Acabaram de jogar cerveja em mim, a vontade é só de deitar no chão e chorar, mas eu preciso ir no banheiro. A fila tá enorme, e parece que acabou o papel higiênico.

Aí eu tento conversar com a galera da fila, e eu vejo que tem gente sofrendo lá também. Tem menina com o salto quebrado. Tem a que acabou de ver o namorado beijando outra. Tem aquela com infecção urinária, e que vai precisar pegar essa fila imensa a noite toda. Sentimos muito por ela, e sentimos por todas nós. Mas é por estarmos juntas que de repente essa festa horrível fez sentido.

A cada dez músicas do Gustavo Lima o som dá problema e fica um silêncio lindo. Dá até pra limpar um lugarzinho no chão entre as milhares de bitucas de cigarro e ficar sentada um pouco. E são poucos os bêbados que esbarram em nós, por sorte eles estão vomitando em outro lugar.

Será que eu e minhas novas amigas vamos ter a noite inteira pra conversar? Quando será que virão os nossos ônibus? Existe vida fora dessa festa? Será que tem algo pra gente aqui, no meio desse horror?

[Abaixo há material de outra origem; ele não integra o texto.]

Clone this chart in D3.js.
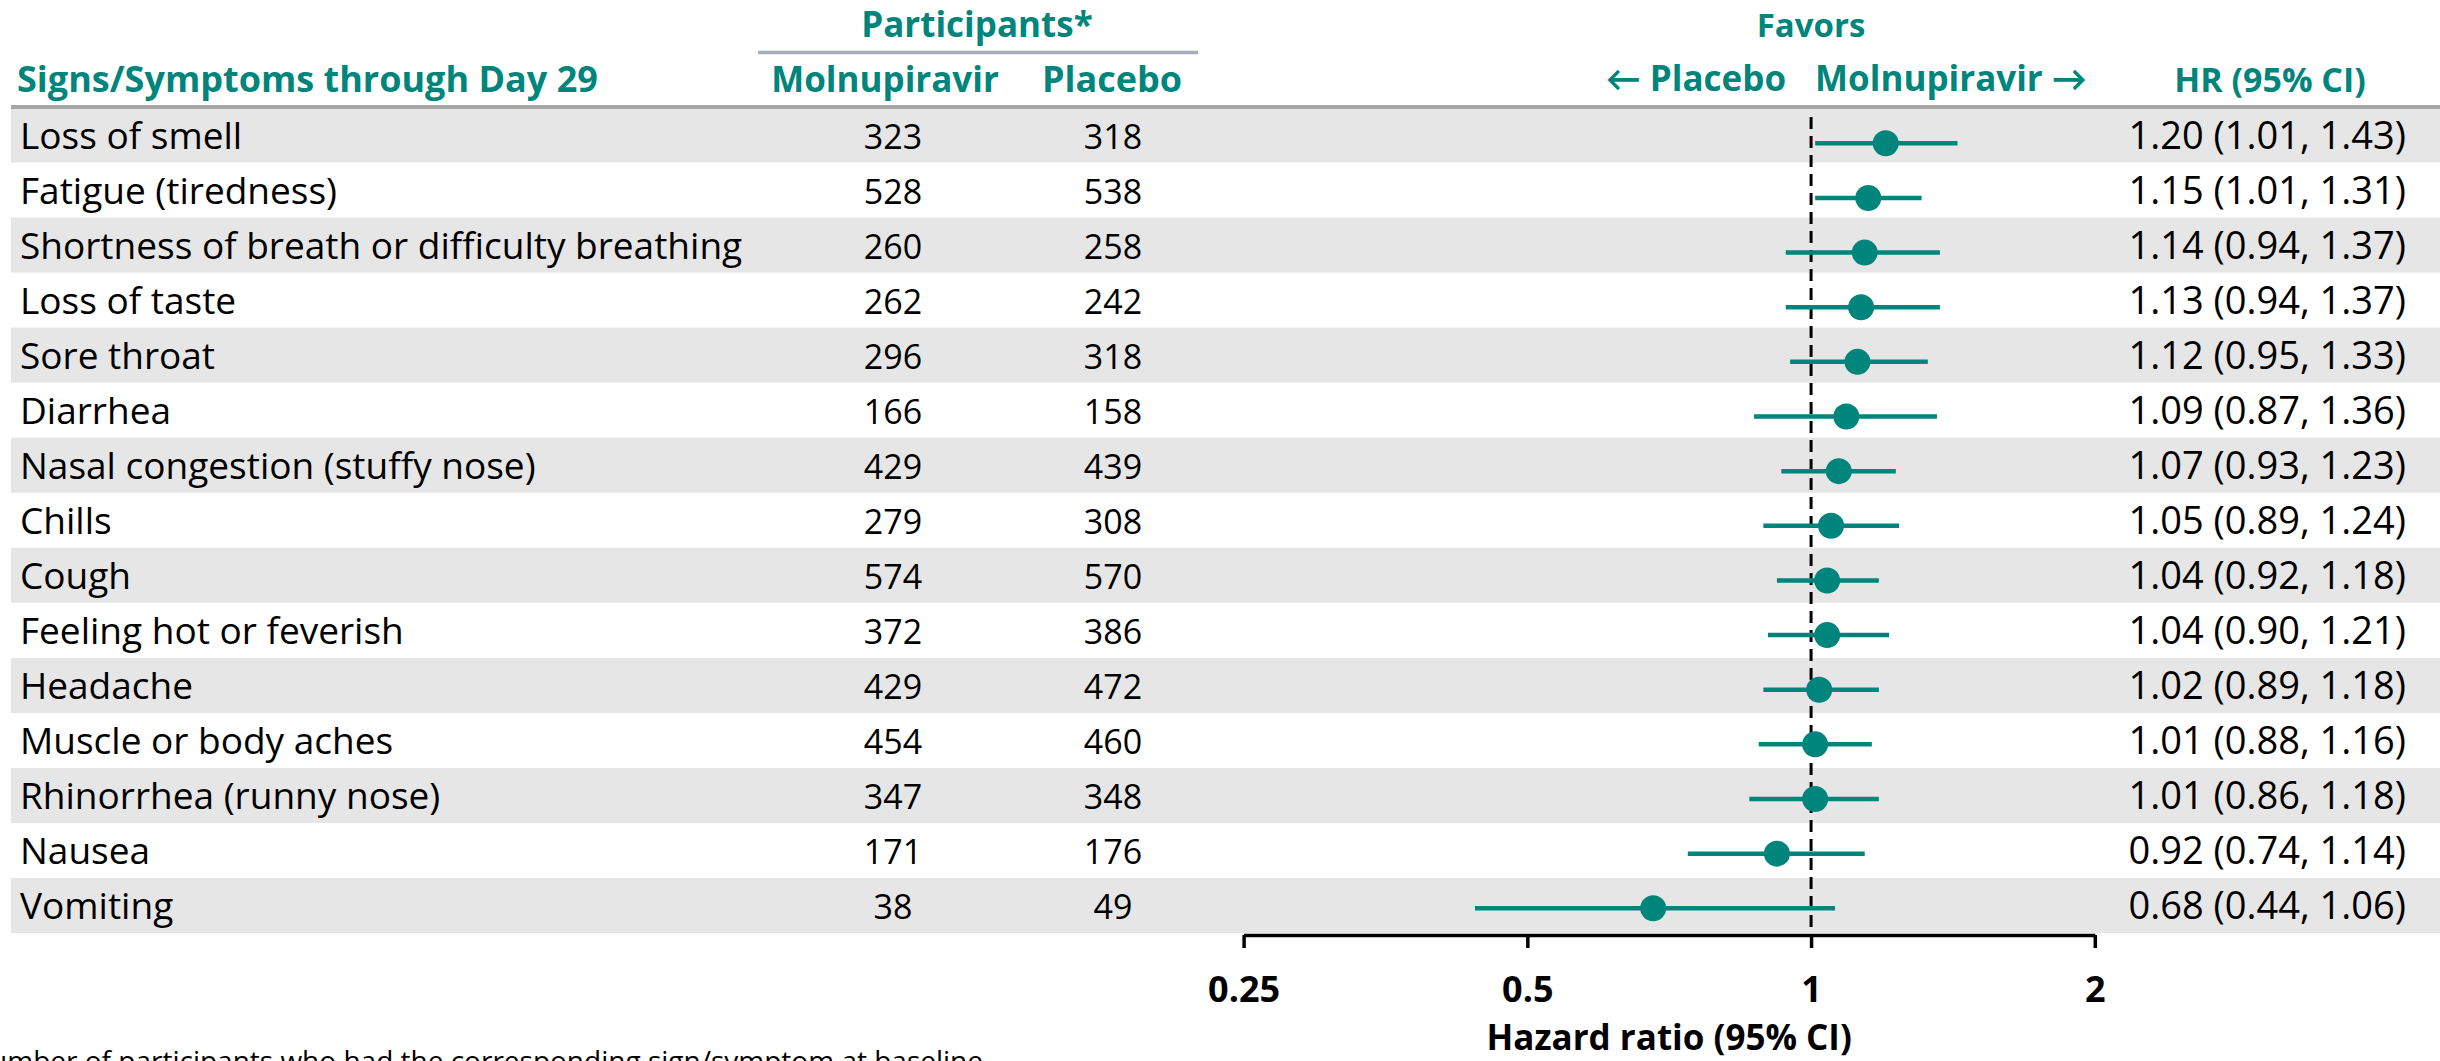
<!DOCTYPE html>
<html>
<head>
<meta charset="utf-8">
<script src="https://cdn.jsdelivr.net/npm/d3@7"></script>
<style>
  html, body { margin: 0; padding: 0; background: #ffffff; }
  svg { display: block; }
  text { font-family: "Open Sans", Lato, sans-serif; }
</style>
</head>
<body>
<svg id="chart" width="2440" height="1061"></svg>
<script>
// Signs/symptoms through Day 29
const symptoms = [
  "Loss of smell", "Fatigue (tiredness)", "Shortness of breath or difficulty breathing",
  "Loss of taste", "Sore throat", "Diarrhea", "Nasal congestion (stuffy nose)", "Chills",
  "Cough", "Feeling hot or feverish", "Headache", "Muscle or body aches",
  "Rhinorrhea (runny nose)", "Nausea", "Vomiting"
];
// Participants with the sign/symptom at baseline
const molnupiravirN = [323, 528, 260, 262, 296, 166, 429, 279, 574, 372, 429, 454, 347, 171, 38];
const placeboN      = [318, 538, 258, 242, 318, 158, 439, 308, 570, 386, 472, 460, 348, 176, 49];
// Hazard ratio with 95% confidence interval
const hr    = [1.20, 1.15, 1.14, 1.13, 1.12, 1.09, 1.07, 1.05, 1.04, 1.04, 1.02, 1.01, 1.01, 0.92, 0.68];
const ciLow = [1.01, 1.01, 0.94, 0.94, 0.95, 0.87, 0.93, 0.89, 0.92, 0.90, 0.89, 0.88, 0.86, 0.74, 0.44];
const ciHigh= [1.43, 1.31, 1.37, 1.37, 1.33, 1.36, 1.23, 1.24, 1.18, 1.21, 1.18, 1.16, 1.18, 1.14, 1.06];
// Axis ticks
const hrTicks = [0.25, 0.5, 1, 2];

const TEAL = "#00857c";
const svg = d3.select("#chart");
const W = 2440;

const rows = symptoms.map((s, i) => ({
  label: s, m: molnupiravirN[i], p: placeboN[i], hr: hr[i], lo: ciLow[i], hi: ciHigh[i]
}));

// Row bands and row marks
const band = d3.scaleBand().domain(d3.range(rows.length)).range([107.5, 933]);
const markY = d3.scalePoint().domain(d3.range(rows.length)).range([143.3, 908.3]);
const x = d3.scaleLog().base(2).domain([0.25, 2]).range([1243.6, 2094.8]);

// Shaded alternating rows
svg.append("g").selectAll("rect")
  .data(d3.range(rows.length).filter(i => i % 2 === 0))
  .join("rect")
  .attr("x", 11).attr("width", W - 11)
  .attr("y", i => band(i)).attr("height", band.bandwidth())
  .attr("fill", "#e6e6e6");

// Header rules
svg.append("line").attr("x1", 11).attr("x2", W).attr("y1", 107).attr("y2", 107)
  .attr("stroke", "#a6a6a6").attr("stroke-width", 4);
svg.append("line").attr("x1", 758).attr("x2", 1198).attr("y1", 52.5).attr("y2", 52.5)
  .attr("stroke", "#a7adba").attr("stroke-width", 3.5);

// Header text
const hdr = svg.append("g").attr("fill", TEAL).attr("font-weight", 700);
hdr.append("text").attr("x", 17).attr("y", 92).attr("font-size", 36).text("Signs/Symptoms through Day 29");
hdr.append("text").attr("x", 977).attr("y", 37).attr("font-size", 35).attr("text-anchor", "middle").text("Participants*");
hdr.append("text").attr("x", 885).attr("y", 92).attr("font-size", 35).attr("text-anchor", "middle").text("Molnupiravir");
hdr.append("text").attr("x", 1112).attr("y", 92).attr("font-size", 36).attr("text-anchor", "middle").text("Placebo");
hdr.append("text").attr("x", x(1)).attr("y", 37).attr("font-size", 33).attr("text-anchor", "middle").text("Favors");
hdr.append("text").attr("x", x(1) - 25).attr("y", 91).attr("font-size", 35).attr("text-anchor", "end").text("\u2190 Placebo");
hdr.append("text").attr("x", x(1) + 4).attr("y", 91).attr("font-size", 35).attr("text-anchor", "start").text("Molnupiravir \u2192");
hdr.append("text").attr("x", 2270).attr("y", 92).attr("font-size", 34).attr("text-anchor", "middle").text("HR (95% CI)");

// Table body
const body = svg.append("g").attr("fill", "#000");
const tr = body.selectAll("g.row").data(rows).join("g").attr("class", "row")
  .attr("transform", (d, i) => `translate(0,${band(i) + 41})`);
tr.append("text").attr("x", 20).attr("font-size", 37).text(d => d.label);
tr.append("text").attr("x", 893).attr("font-size", 34).attr("text-anchor", "middle").text(d => d.m);
tr.append("text").attr("x", 1113).attr("font-size", 34).attr("text-anchor", "middle").text(d => d.p);
const fmt = d3.format(".2f");
tr.append("text").attr("x", 2406).attr("font-size", 38).attr("text-anchor", "end")
  .text(d => `${fmt(d.hr)} (${fmt(d.lo)}, ${fmt(d.hi)})`);

// Reference line at HR = 1
svg.append("line").attr("x1", x(1)).attr("x2", x(1)).attr("y1", 117).attr("y2", 935)
  .attr("stroke", "#000").attr("stroke-width", 3).attr("stroke-dasharray", "12,7");

// Confidence intervals and point estimates
const marks = svg.append("g");
marks.selectAll("line").data(rows).join("line")
  .attr("x1", d => x(d.lo)).attr("x2", d => x(d.hi))
  .attr("y1", (d, i) => markY(i)).attr("y2", (d, i) => markY(i))
  .attr("stroke", TEAL).attr("stroke-width", 4.5);
marks.selectAll("circle").data(rows).join("circle")
  .attr("cx", d => x(d.hr)).attr("cy", (d, i) => markY(i)).attr("r", 13)
  .attr("fill", TEAL);

// Hazard ratio axis
const axis = svg.append("g").attr("transform", "translate(0,935)")
  .call(d3.axisBottom(x).tickValues(hrTicks).tickFormat(d => String(d)).tickSizeInner(13).tickSizeOuter(0));
axis.select(".domain").attr("stroke", "#000").attr("stroke-width", 3.5);
axis.selectAll(".tick line").attr("stroke", "#000").attr("stroke-width", 3.5);
axis.selectAll(".tick text").attr("y", 67).attr("dy", 0)
  .attr("font-family", "\"Open Sans\", Lato, sans-serif").attr("font-size", 36)
  .attr("font-weight", 700).attr("fill", "#000");

svg.append("text").attr("x", (x(0.25) + x(2)) / 2).attr("y", 1050).attr("text-anchor", "middle")
  .attr("font-size", 35).attr("font-weight", 700).attr("fill", "#000").text("Hazard ratio (95% CI)");

// Footnote
svg.append("text").attr("x", 983).attr("y", 1071).attr("text-anchor", "end")
  .attr("font-size", 28).attr("fill", "#000")
  .text("*Number of participants who had the corresponding sign/symptom at baseline");
</script>
</body>
</html>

É óbvio que essa festa nunca vai ser aquilo que a gente esperou, mas será que não vai melhorar nem um pouquinho? Um tiquinho que seja? Será que a gente deveria mesmo ficar se fazendo tantas perguntas?

Ou só deveríamos aproveitar nossas companhias mesmo? E degustar essa deliciosa safra de Fanta Uva enquanto ainda tem?